OBJECTIVE: Set down the data below from its first line to the line holding "const cx = (d, i)", inclusive; omit all pictures.

DATA LINES:
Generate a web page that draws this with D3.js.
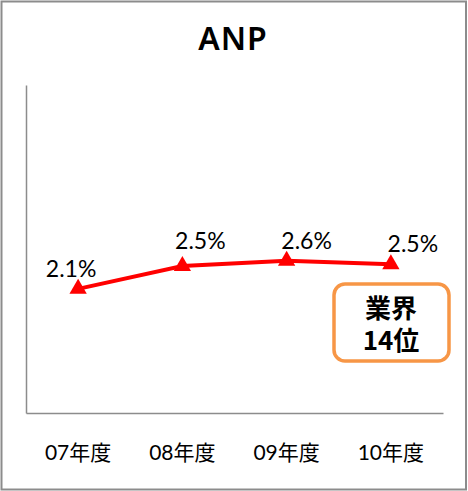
<!DOCTYPE html>
<html>
<head>
<meta charset="utf-8">
<script src="https://cdn.jsdelivr.net/npm/d3@7"></script>
<style>
  html, body { margin: 0; padding: 0; background: #fff; }
  svg { display: block; }
</style>
</head>
<body>
<div id="chart"></div>
<script>
// chart data
const categories = ["07年度", "08年度", "09年度", "10年度"];
const values = [2.12, 2.51, 2.6, 2.54];
const pointLabels = ["2.1%", "2.5%", "2.6%", "2.5%"];
const title = "ANP";
const noteLines = ["業界", "14位"];

const width = 468, height = 491;
const margin = { top: 85, right: 25, bottom: 78, left: 26 };
const innerW = width - margin.left - margin.right;
const innerH = height - margin.top - margin.bottom;

// label nudges
const labelDx = [-7, 18, 20, 22];
const labelDy = [-12, -17, -12, -12];

const svg = d3.select("#chart").append("svg")
  .attr("width", width)
  .attr("height", height);

// outer frame
svg.append("rect")
  .attr("x", 1.5).attr("y", 1.5)
  .attr("width", width - 3.5).attr("height", height - 3)
  .attr("fill", "#fff")
  .attr("stroke", "#8c8c8c")
  .attr("stroke-width", 2);

svg.append("text")
  .attr("x", 233).attr("y", 50)
  .attr("text-anchor", "middle")
  .attr("font-family", "'Noto Sans', sans-serif")
  .attr("font-weight", 600)
  .attr("font-size", 32)
  .attr("letter-spacing", 1)
  .attr("fill", "#000")
  .text(title);

const g = svg.append("g")
  .attr("transform", `translate(${margin.left},${margin.top})`);

const x = d3.scaleBand().domain(categories).range([0, innerW]);
const y = d3.scaleLinear().domain([0, 5.6]).range([innerH, 0]);

// axes (lines only, no ticks)
const yAxis = g.append("g").call(d3.axisLeft(y).tickSize(0).tickFormat(""));
yAxis.select(".domain").attr("stroke", "#8c8c8c").attr("stroke-width", 1.5);

const xAxis = g.append("g")
  .attr("transform", `translate(0,${innerH})`)
  .call(d3.axisBottom(x).tickSize(0).tickPadding(32));
xAxis.select(".domain").attr("stroke", "#8c8c8c").attr("stroke-width", 1.5);
xAxis.selectAll("text")
  .attr("font-family", "Lato, 'Noto Sans CJK JP', sans-serif")
  .attr("font-size", 21)
  .attr("fill", "#000");

const cx = (d, i) => x(categories[i]) + x.bandwidth() / 2;

const line = d3.line()
  .x((d, i) => cx(d, i))
  .y(d => y(d));

g.append("path")
  .datum(values)
  .attr("d", line)
  .attr("fill", "none")
  .attr("stroke", "#ff0000")
  .attr("stroke-width", 4);

const tri = d3.symbol().type(d3.symbolTriangle).size(130);
g.selectAll(".marker")
  .data(values)
  .enter().append("path")
  .attr("class", "marker")
  .attr("d", tri)
  .attr("transform", (d, i) => `translate(${cx(d, i)},${y(d)})`)
  .attr("fill", "#ff0000");

g.selectAll(".vlabel")
  .data(values)
  .enter().append("text")
  .attr("class", "vlabel")
  .attr("x", (d, i) => cx(d, i) + labelDx[i])
  .attr("y", (d, i) => y(d) + labelDy[i])
  .attr("text-anchor", "middle")
  .attr("font-family", "Lato, sans-serif")
  .attr("font-size", 23)
  .attr("fill", "#000")
  .text((d, i) => pointLabels[i]);

// note box
svg.append("rect")
  .attr("x", 334).attr("y", 284)
  .attr("width", 115).attr("height", 77)
  .attr("rx", 11)
  .attr("fill", "#fff")
  .attr("stroke", "#f79646")
  .attr("stroke-width", 3.5);

const note = svg.append("text")
  .attr("x", 391)
  .attr("y", 318)
  .attr("text-anchor", "middle")
  .attr("font-family", "'Noto Sans CJK JP', sans-serif")
  .attr("font-weight", 700)
  .attr("font-size", 26)
  .attr("fill", "#000");

note.selectAll("tspan")
  .data(noteLines)
  .enter().append("tspan")
  .attr("x", 391)
  .attr("dy", (d, i) => i === 0 ? 0 : 32)
  .text(d => d);
</script>
</body>
</html>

RESULT BELOW:
Generate a web page that draws this with D3.js.
<!DOCTYPE html>
<html>
<head>
<meta charset="utf-8">
<script src="https://cdn.jsdelivr.net/npm/d3@7"></script>
<style>
  html, body { margin: 0; padding: 0; background: #fff; }
  svg { display: block; }
</style>
</head>
<body>
<div id="chart"></div>
<script>
// chart data
const categories = ["07年度", "08年度", "09年度", "10年度"];
const values = [2.12, 2.51, 2.6, 2.54];
const pointLabels = ["2.1%", "2.5%", "2.6%", "2.5%"];
const title = "ANP";
const noteLines = ["業界", "14位"];

const width = 468, height = 491;
const margin = { top: 85, right: 25, bottom: 78, left: 26 };
const innerW = width - margin.left - margin.right;
const innerH = height - margin.top - margin.bottom;

// label nudges
const labelDx = [-7, 18, 20, 22];
const labelDy = [-12, -17, -12, -12];

const svg = d3.select("#chart").append("svg")
  .attr("width", width)
  .attr("height", height);

// outer frame
svg.append("rect")
  .attr("x", 1.5).attr("y", 1.5)
  .attr("width", width - 3.5).attr("height", height - 3)
  .attr("fill", "#fff")
  .attr("stroke", "#8c8c8c")
  .attr("stroke-width", 2);

svg.append("text")
  .attr("x", 233).attr("y", 50)
  .attr("text-anchor", "middle")
  .attr("font-family", "'Noto Sans', sans-serif")
  .attr("font-weight", 600)
  .attr("font-size", 32)
  .attr("letter-spacing", 1)
  .attr("fill", "#000")
  .text(title);

const g = svg.append("g")
  .attr("transform", `translate(${margin.left},${margin.top})`);

const x = d3.scaleBand().domain(categories).range([0, innerW]);
const y = d3.scaleLinear().domain([0, 5.6]).range([innerH, 0]);

// axes (lines only, no ticks)
const yAxis = g.append("g").call(d3.axisLeft(y).tickSize(0).tickFormat(""));
yAxis.select(".domain").attr("stroke", "#8c8c8c").attr("stroke-width", 1.5);

const xAxis = g.append("g")
  .attr("transform", `translate(0,${innerH})`)
  .call(d3.axisBottom(x).tickSize(0).tickPadding(32));
xAxis.select(".domain").attr("stroke", "#8c8c8c").attr("stroke-width", 1.5);
xAxis.selectAll("text")
  .attr("font-family", "Lato, 'Noto Sans CJK JP', sans-serif")
  .attr("font-size", 21)
  .attr("fill", "#000");

const cx = (d, i) => x(categories[i]) + x.bandwidth() / 2;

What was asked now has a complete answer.